# Supplied entries
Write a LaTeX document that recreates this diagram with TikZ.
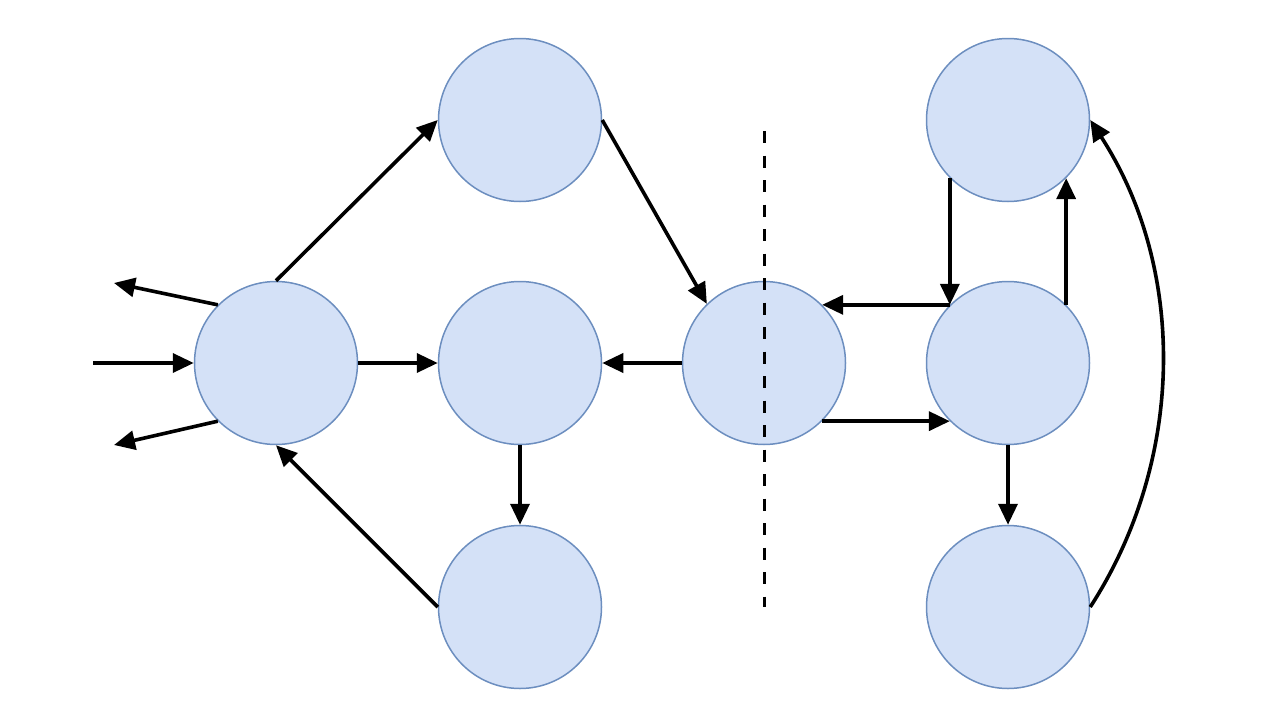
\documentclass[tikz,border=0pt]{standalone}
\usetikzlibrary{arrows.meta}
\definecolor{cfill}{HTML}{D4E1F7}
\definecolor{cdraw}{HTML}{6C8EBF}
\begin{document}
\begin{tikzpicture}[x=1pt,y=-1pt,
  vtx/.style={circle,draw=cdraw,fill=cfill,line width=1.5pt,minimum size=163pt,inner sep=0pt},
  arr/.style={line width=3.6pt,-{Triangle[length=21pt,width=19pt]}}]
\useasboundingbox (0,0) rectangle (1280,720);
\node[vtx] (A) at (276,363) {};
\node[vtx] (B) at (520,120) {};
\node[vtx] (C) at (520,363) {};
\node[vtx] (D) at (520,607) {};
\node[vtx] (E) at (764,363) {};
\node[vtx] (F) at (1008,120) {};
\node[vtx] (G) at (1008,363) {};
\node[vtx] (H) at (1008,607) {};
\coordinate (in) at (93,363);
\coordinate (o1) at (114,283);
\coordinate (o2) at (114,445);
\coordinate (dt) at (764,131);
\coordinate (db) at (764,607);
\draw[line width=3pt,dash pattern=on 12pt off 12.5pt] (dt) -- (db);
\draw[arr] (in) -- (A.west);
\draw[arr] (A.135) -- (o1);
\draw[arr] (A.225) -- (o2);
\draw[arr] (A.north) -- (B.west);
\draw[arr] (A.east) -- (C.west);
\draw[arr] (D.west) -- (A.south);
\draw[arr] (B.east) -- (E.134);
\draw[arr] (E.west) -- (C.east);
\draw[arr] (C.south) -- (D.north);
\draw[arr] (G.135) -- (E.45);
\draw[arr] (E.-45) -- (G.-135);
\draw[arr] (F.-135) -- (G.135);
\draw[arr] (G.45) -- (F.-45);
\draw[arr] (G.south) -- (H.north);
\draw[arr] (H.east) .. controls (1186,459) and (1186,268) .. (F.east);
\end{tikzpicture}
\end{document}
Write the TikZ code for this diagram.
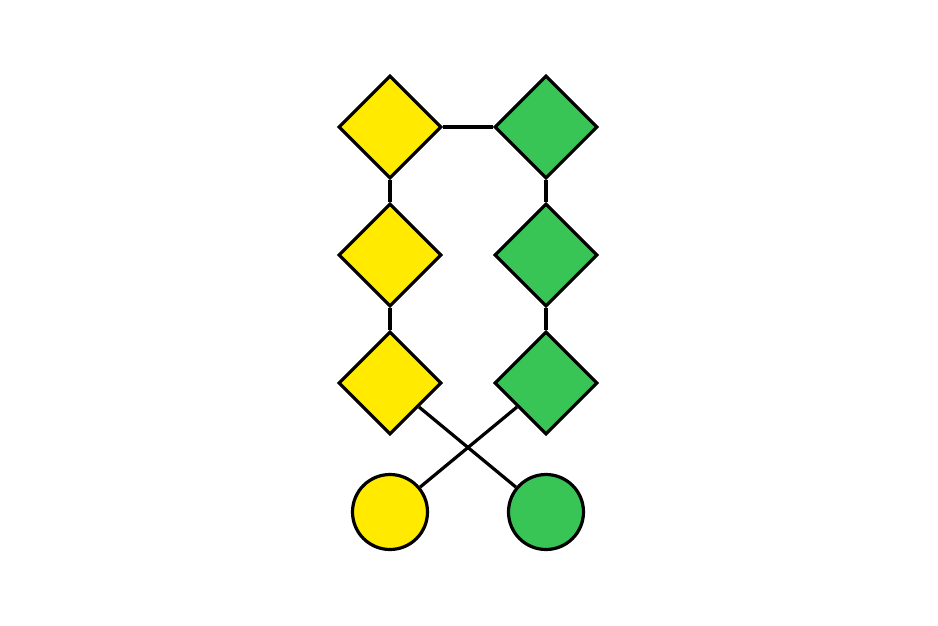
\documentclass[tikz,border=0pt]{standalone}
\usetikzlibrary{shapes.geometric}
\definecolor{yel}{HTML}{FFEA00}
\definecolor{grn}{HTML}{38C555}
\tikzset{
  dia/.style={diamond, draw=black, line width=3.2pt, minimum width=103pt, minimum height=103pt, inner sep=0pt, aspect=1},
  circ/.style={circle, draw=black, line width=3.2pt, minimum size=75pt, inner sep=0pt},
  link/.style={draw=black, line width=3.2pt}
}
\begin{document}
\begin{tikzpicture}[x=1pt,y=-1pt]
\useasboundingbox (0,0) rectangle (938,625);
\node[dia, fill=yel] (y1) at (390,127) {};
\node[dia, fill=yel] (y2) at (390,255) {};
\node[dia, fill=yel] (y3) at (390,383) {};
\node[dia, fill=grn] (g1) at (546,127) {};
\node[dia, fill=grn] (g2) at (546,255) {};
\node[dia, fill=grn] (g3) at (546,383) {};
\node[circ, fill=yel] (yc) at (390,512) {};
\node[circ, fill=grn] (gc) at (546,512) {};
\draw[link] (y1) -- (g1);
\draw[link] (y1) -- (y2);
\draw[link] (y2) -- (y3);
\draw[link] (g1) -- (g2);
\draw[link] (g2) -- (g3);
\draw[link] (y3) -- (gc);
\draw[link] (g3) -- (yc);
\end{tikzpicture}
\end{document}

# Written instruction
Give the number of lines above that hold the word "this", and nothing more.

# Worked answer
2